Rebecca's experience might be considered compassion fatigue — the fallout of caring too deeply about a world that does not care in return. It might just be the natural progression of growing up — there is, after all, an uncomfortable privilege to protest: those who suffer the greatest injustice often can’t afford, financially and otherwise, to spend their days marching in the street. There are bills to pay, families to care for, prison sentences to serve. (As my mother once chastened me, when I spent my days Occupying Wall Street: “stop sitting on your ass in a park and get a job.”) Rebecca's fall from idealism is, nonetheless, devastatingly relatable. No matter how many times the world tosses optimism back in our face, there's a clobbering hope that even if we can't cling to our optimism, someone out there will continue to fight the good fight; continue to cling to theirs.

"Rebecca's experience might be considered compassion fatigue — the fallout of caring too deeply about a world that does not care in return. It might just be the natural progression of growing up — there is, after all, an uncomfortable privilege to protest."

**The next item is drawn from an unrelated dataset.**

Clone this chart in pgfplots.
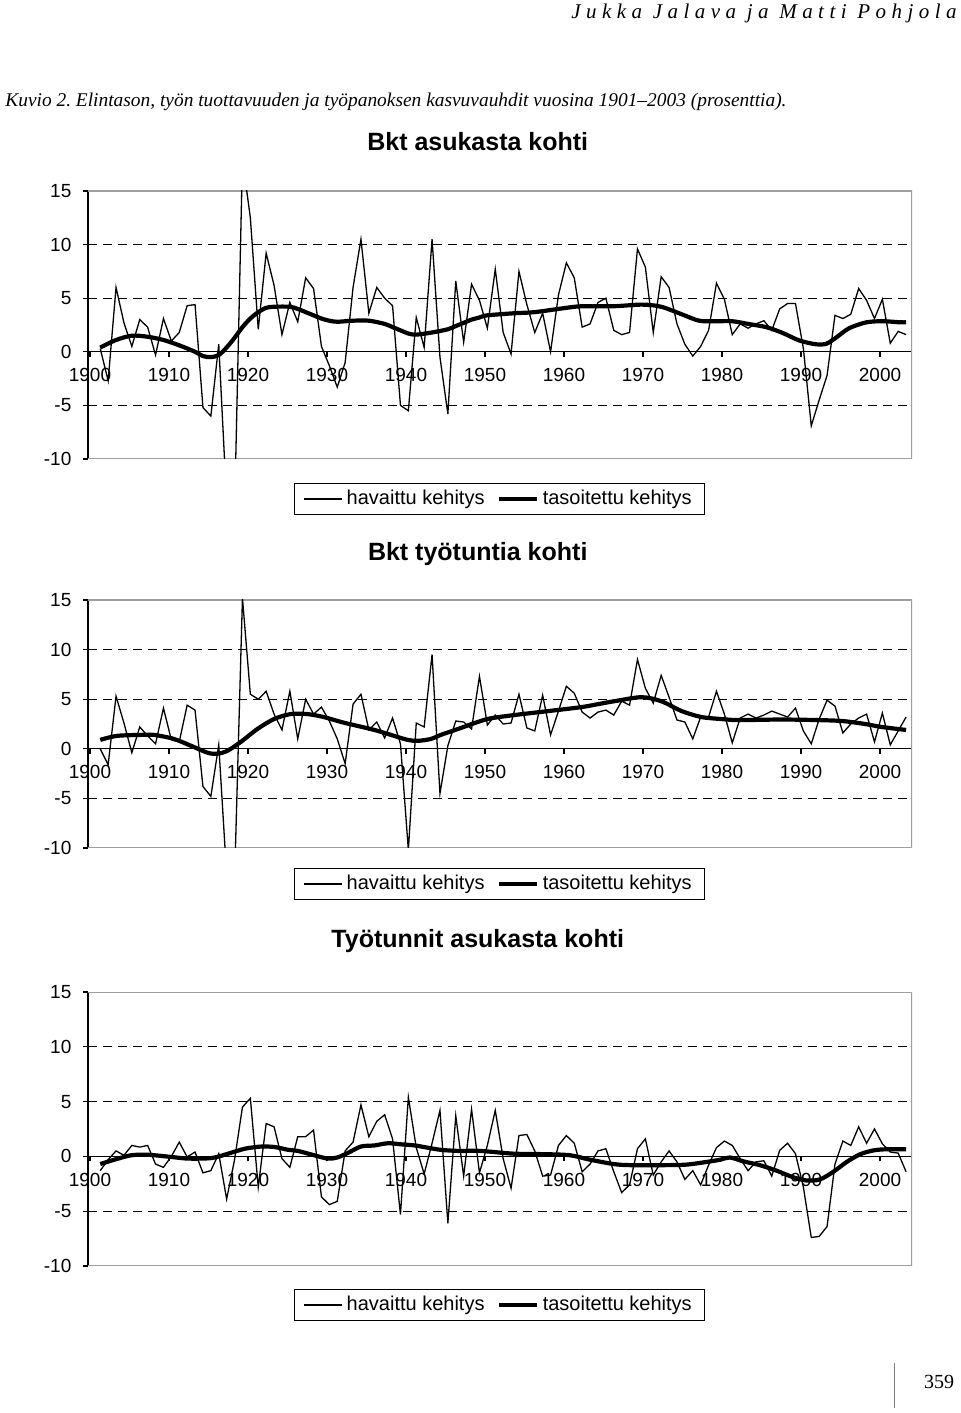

Which is why Rebecca's return to optimism — albeit a little less rose-colored, a little more hard-won, and (hopefully) a little more resilient — will leave readers with something to hope for. Home for the winter holidays from her second year at Berkeley, Rebecca, in a sudden moment of surprising faith, finds herself standing in a protest outside the Federal Building, just as the Gulf War is heating up. “We’re going in, taking over the building,” an activist, dressed all in black, says to her. “Are you up for it?” he asks, reaching for her hand. Though we don't see her follow him, readers can safely assume Rebecca does. Because even in the face of unthinkable darkness, we can’t help but lean into the light.